# [WHAT YOU HAVE TO DO]
Give the listing again exactly, omitting its images.
**** DATASET EXTRACT
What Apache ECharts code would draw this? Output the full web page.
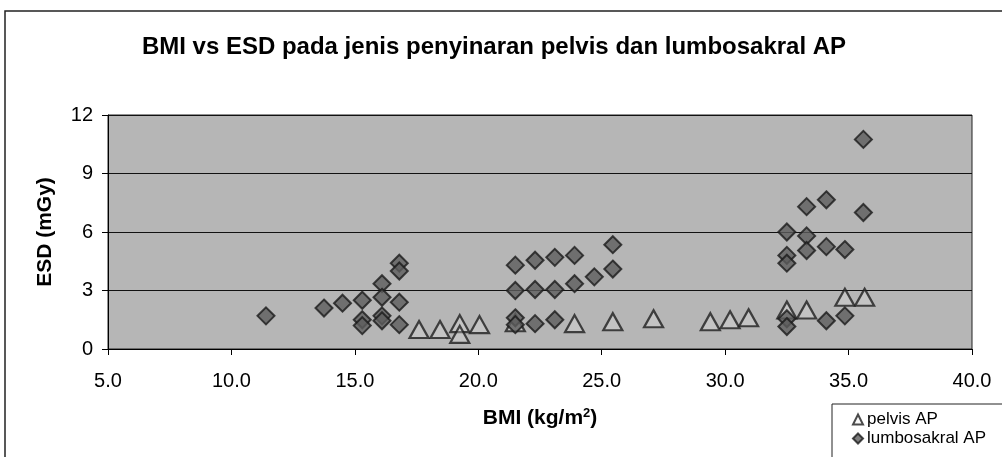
<!DOCTYPE html>
<html>
<head>
<meta charset="utf-8">
<script src="https://cdn.jsdelivr.net/npm/echarts@6/dist/echarts.min.js"></script>
<style>
  html, body { margin: 0; padding: 0; background: #ffffff; }
  #chart { width: 1002px; height: 457px; }
</style>
</head>
<body>
<div id="chart"></div>
<script>
// BMI (kg/m2) and ESD (mGy) per examination
const pelvisBMI = [17.6, 18.45, 19.25, 19.25, 20.05, 21.5, 23.9, 25.45, 27.1, 29.4, 30.2, 30.95, 32.5, 33.3, 34.85, 35.65];
const pelvisESD = [1.0, 1.0, 1.3, 0.75, 1.25, 1.35, 1.3, 1.4, 1.55, 1.4, 1.5, 1.6, 2.0, 2.0, 2.65, 2.65];

const lumboBMI = [11.4, 13.75, 14.5, 15.3, 15.3, 15.3, 16.1, 16.1, 16.1, 16.1, 16.8, 16.8, 16.8, 16.8,
  21.5, 21.5, 21.5, 21.5, 22.3, 22.3, 22.3, 23.1, 23.1, 23.1, 23.9, 23.9, 24.7, 25.45, 25.45,
  32.5, 32.5, 32.5, 32.5, 32.5, 33.3, 33.3, 33.3, 34.1, 34.1, 34.1, 34.85, 34.85, 35.6, 35.6];
const lumboESD = [1.7, 2.1, 2.35, 2.5, 1.5, 1.2, 3.35, 2.65, 1.7, 1.45, 4.4, 4.0, 2.4, 1.25,
  4.3, 3.0, 1.6, 1.25, 4.55, 3.05, 1.3, 4.7, 3.05, 1.5, 4.8, 3.35, 3.7, 5.35, 4.1,
  6.0, 4.8, 4.4, 1.55, 1.15, 7.3, 5.8, 5.05, 7.65, 5.25, 1.45, 5.1, 1.7, 10.75, 7.0];

const seriesNames = ['pelvis AP', 'lumbosakral AP'];
const titleText = 'BMI vs ESD pada jenis penyinaran pelvis dan lumbosakral AP';

const pairs = (xs, ys) => xs.map((x, i) => [x, ys[i]]);
const FONT = '"Liberation Sans", Arial, sans-serif';

const chart = echarts.init(document.getElementById('chart'), null, { renderer: 'canvas' });
chart.setOption({
  animation: false,
  backgroundColor: '#ffffff',
  title: {
    text: titleText,
    left: 489,
    textAlign: 'center',
    top: 30,
    textStyle: { fontFamily: FONT, fontSize: 24, fontWeight: 'bold', color: '#000' }
  },
  grid: {
    left: 108, right: 30, top: 115, bottom: 108,
    show: true,
    backgroundColor: '#b6b6b6',
    borderColor: '#222',
    borderWidth: 1
  },
  xAxis: {
    type: 'value',
    min: 5, max: 40, interval: 5,
    name: 'BMI (kg/m{sup|2})',
    nameLocation: 'middle',
    nameGap: 58,
    nameTextStyle: {
      fontFamily: FONT, fontSize: 21, fontWeight: 'bold', color: '#000',
      rich: { sup: { fontFamily: FONT, fontSize: 13, fontWeight: 'bold', verticalAlign: 'top', padding: [0, 0, 10, 0], color: '#000' } }
    },
    axisLine: { show: true, onZero: false, lineStyle: { color: '#000', width: 1 } },
    axisTick: { show: true, inside: false, length: 6, lineStyle: { color: '#000' } },
    axisLabel: { margin: 22, fontFamily: FONT, fontSize: 20, color: '#000', formatter: v => v.toFixed(1) },
    splitLine: { show: false }
  },
  yAxis: {
    type: 'value',
    min: 0, max: 12, interval: 3,
    name: 'ESD (mGy)',
    nameLocation: 'middle',
    nameGap: 52,
    nameRotate: 90,
    nameTextStyle: { fontFamily: FONT, fontSize: 21, fontWeight: 'bold', color: '#000' },
    axisLine: { show: true, lineStyle: { color: '#000', width: 1 } },
    axisTick: { show: true, inside: false, length: 6, lineStyle: { color: '#000' } },
    axisLabel: { margin: 15, fontFamily: FONT, fontSize: 20, color: '#000' },
    splitLine: { show: true, lineStyle: { color: '#111', width: 1 } }
  },
  legend: {
    orient: 'vertical',
    left: 847, top: 406,
    itemWidth: 10, itemHeight: 10, itemGap: 2,
    textStyle: { fontFamily: FONT, fontSize: 17, color: '#000', padding: [0, 0, 0, -1] },
    data: seriesNames
  },
  series: [
    {
      name: seriesNames[0],
      type: 'scatter',
      symbol: 'triangle',
      symbolSize: [19, 17],
      itemStyle: { color: 'rgba(235,235,235,0.35)', borderColor: '#1e1e1e', borderWidth: 2.2 },
      data: pairs(pelvisBMI, pelvisESD),
      z: 3
    },
    {
      name: seriesNames[1],
      type: 'scatter',
      symbol: 'diamond',
      symbolSize: 17,
      itemStyle: { color: '#5e5e5e', borderColor: '#1a1a1a', borderWidth: 2 },
      data: pairs(lumboBMI, lumboESD),
      z: 4
    }
  ],
  graphic: [
    {
      type: 'polyline',
      shape: { points: [[5, 470], [5, 11], [1010, 11]] },
      style: { stroke: '#222', lineWidth: 1.5, fill: null },
      silent: true
    },
    {
      type: 'rect',
      shape: { x: 832, y: 404, width: 200, height: 70 },
      style: { stroke: '#222', lineWidth: 1, fill: null },
      silent: true
    }
  ]
});
</script>
</body>
</html>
********
# [ANSWER TO THIS EXERCISE]
What Apache ECharts code would draw this? Output the full web page.
<!DOCTYPE html>
<html>
<head>
<meta charset="utf-8">
<script src="https://cdn.jsdelivr.net/npm/echarts@6/dist/echarts.min.js"></script>
<style>
  html, body { margin: 0; padding: 0; background: #ffffff; }
  #chart { width: 1002px; height: 457px; }
</style>
</head>
<body>
<div id="chart"></div>
<script>
// BMI (kg/m2) and ESD (mGy) per examination
const pelvisBMI = [17.6, 18.45, 19.25, 19.25, 20.05, 21.5, 23.9, 25.45, 27.1, 29.4, 30.2, 30.95, 32.5, 33.3, 34.85, 35.65];
const pelvisESD = [1.0, 1.0, 1.3, 0.75, 1.25, 1.35, 1.3, 1.4, 1.55, 1.4, 1.5, 1.6, 2.0, 2.0, 2.65, 2.65];

const lumboBMI = [11.4, 13.75, 14.5, 15.3, 15.3, 15.3, 16.1, 16.1, 16.1, 16.1, 16.8, 16.8, 16.8, 16.8,
  21.5, 21.5, 21.5, 21.5, 22.3, 22.3, 22.3, 23.1, 23.1, 23.1, 23.9, 23.9, 24.7, 25.45, 25.45,
  32.5, 32.5, 32.5, 32.5, 32.5, 33.3, 33.3, 33.3, 34.1, 34.1, 34.1, 34.85, 34.85, 35.6, 35.6];
const lumboESD = [1.7, 2.1, 2.35, 2.5, 1.5, 1.2, 3.35, 2.65, 1.7, 1.45, 4.4, 4.0, 2.4, 1.25,
  4.3, 3.0, 1.6, 1.25, 4.55, 3.05, 1.3, 4.7, 3.05, 1.5, 4.8, 3.35, 3.7, 5.35, 4.1,
  6.0, 4.8, 4.4, 1.55, 1.15, 7.3, 5.8, 5.05, 7.65, 5.25, 1.45, 5.1, 1.7, 10.75, 7.0];

const seriesNames = ['pelvis AP', 'lumbosakral AP'];
const titleText = 'BMI vs ESD pada jenis penyinaran pelvis dan lumbosakral AP';

const pairs = (xs, ys) => xs.map((x, i) => [x, ys[i]]);
const FONT = '"Liberation Sans", Arial, sans-serif';

const chart = echarts.init(document.getElementById('chart'), null, { renderer: 'canvas' });
chart.setOption({
  animation: false,
  backgroundColor: '#ffffff',
  title: {
    text: titleText,
    left: 489,
    textAlign: 'center',
    top: 30,
    textStyle: { fontFamily: FONT, fontSize: 24, fontWeight: 'bold', color: '#000' }
  },
  grid: {
    left: 108, right: 30, top: 115, bottom: 108,
    show: true,
    backgroundColor: '#b6b6b6',
    borderColor: '#222',
    borderWidth: 1
  },
  xAxis: {
    type: 'value',
    min: 5, max: 40, interval: 5,
    name: 'BMI (kg/m{sup|2})',
    nameLocation: 'middle',
    nameGap: 58,
    nameTextStyle: {
      fontFamily: FONT, fontSize: 21, fontWeight: 'bold', color: '#000',
      rich: { sup: { fontFamily: FONT, fontSize: 13, fontWeight: 'bold', verticalAlign: 'top', padding: [0, 0, 10, 0], color: '#000' } }
    },
    axisLine: { show: true, onZero: false, lineStyle: { color: '#000', width: 1 } },
    axisTick: { show: true, inside: false, length: 6, lineStyle: { color: '#000' } },
    axisLabel: { margin: 22, fontFamily: FONT, fontSize: 20, color: '#000', formatter: v => v.toFixed(1) },
    splitLine: { show: false }
  },
  yAxis: {
    type: 'value',
    min: 0, max: 12, interval: 3,
    name: 'ESD (mGy)',
    nameLocation: 'middle',
    nameGap: 52,
    nameRotate: 90,
    nameTextStyle: { fontFamily: FONT, fontSize: 21, fontWeight: 'bold', color: '#000' },
    axisLine: { show: true, lineStyle: { color: '#000', width: 1 } },
    axisTick: { show: true, inside: false, length: 6, lineStyle: { color: '#000' } },
    axisLabel: { margin: 15, fontFamily: FONT, fontSize: 20, color: '#000' },
    splitLine: { show: true, lineStyle: { color: '#111', width: 1 } }
  },
  legend: {
    orient: 'vertical',
    left: 847, top: 406,
    itemWidth: 10, itemHeight: 10, itemGap: 2,
    textStyle: { fontFamily: FONT, fontSize: 17, color: '#000', padding: [0, 0, 0, -1] },
    data: seriesNames
  },
  series: [
    {
      name: seriesNames[0],
      type: 'scatter',
      symbol: 'triangle',
      symbolSize: [19, 17],
      itemStyle: { color: 'rgba(235,235,235,0.35)', borderColor: '#1e1e1e', borderWidth: 2.2 },
      data: pairs(pelvisBMI, pelvisESD),
      z: 3
    },
    {
      name: seriesNames[1],
      type: 'scatter',
      symbol: 'diamond',
      symbolSize: 17,
      itemStyle: { color: '#5e5e5e', borderColor: '#1a1a1a', borderWidth: 2 },
      data: pairs(lumboBMI, lumboESD),
      z: 4
    }
  ],
  graphic: [
    {
      type: 'polyline',
      shape: { points: [[5, 470], [5, 11], [1010, 11]] },
      style: { stroke: '#222', lineWidth: 1.5, fill: null },
      silent: true
    },
    {
      type: 'rect',
      shape: { x: 832, y: 404, width: 200, height: 70 },
      style: { stroke: '#222', lineWidth: 1, fill: null },
      silent: true
    }
  ]
});
</script>
</body>
</html>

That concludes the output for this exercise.